_STATED TASK_
Show each line of the data below that has the string "with" in it.

_DATA EXCERPTS_
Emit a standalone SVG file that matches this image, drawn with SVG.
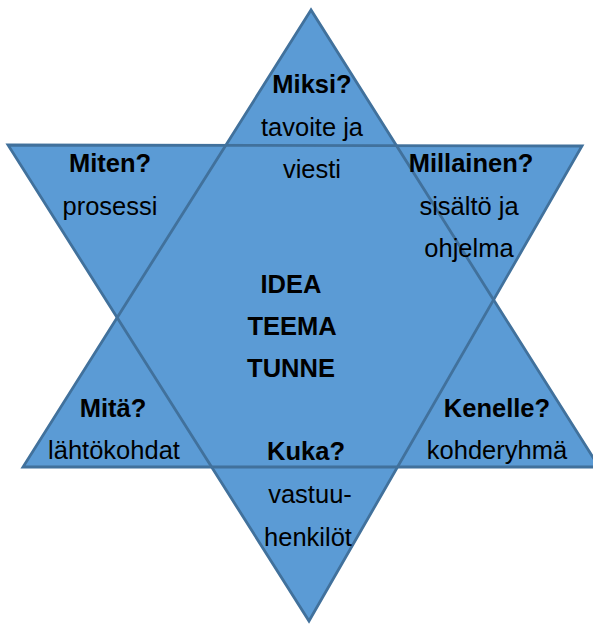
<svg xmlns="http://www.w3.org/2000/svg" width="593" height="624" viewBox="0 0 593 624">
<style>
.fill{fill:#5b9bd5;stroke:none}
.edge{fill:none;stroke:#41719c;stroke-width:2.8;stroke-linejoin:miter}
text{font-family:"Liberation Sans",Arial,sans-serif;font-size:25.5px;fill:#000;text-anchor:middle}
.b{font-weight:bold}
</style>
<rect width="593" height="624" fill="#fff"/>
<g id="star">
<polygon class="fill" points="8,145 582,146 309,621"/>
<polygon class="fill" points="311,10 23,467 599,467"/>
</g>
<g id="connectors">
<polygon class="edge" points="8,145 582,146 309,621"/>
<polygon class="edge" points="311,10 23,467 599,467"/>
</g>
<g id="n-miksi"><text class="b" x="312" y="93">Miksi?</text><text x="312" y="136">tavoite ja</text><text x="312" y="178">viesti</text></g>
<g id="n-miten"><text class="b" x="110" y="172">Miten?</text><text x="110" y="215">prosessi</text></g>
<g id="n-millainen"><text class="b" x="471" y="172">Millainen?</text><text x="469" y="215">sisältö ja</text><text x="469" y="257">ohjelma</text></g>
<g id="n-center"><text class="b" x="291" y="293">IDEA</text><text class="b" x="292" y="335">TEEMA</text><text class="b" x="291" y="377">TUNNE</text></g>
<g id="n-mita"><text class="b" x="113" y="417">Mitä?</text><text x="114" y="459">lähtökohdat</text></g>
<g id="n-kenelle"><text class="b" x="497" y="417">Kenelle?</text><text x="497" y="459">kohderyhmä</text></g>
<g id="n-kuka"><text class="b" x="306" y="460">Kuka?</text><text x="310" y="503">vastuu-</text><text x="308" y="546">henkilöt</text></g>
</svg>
...
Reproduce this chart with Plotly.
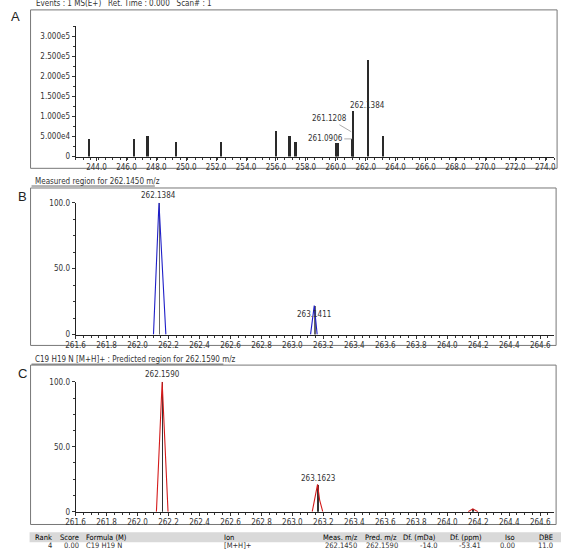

_FULL SOLUTION_
Emit a standalone SVG file that matches this image, drawn with SVG.
Reproduce this chart with Plotly.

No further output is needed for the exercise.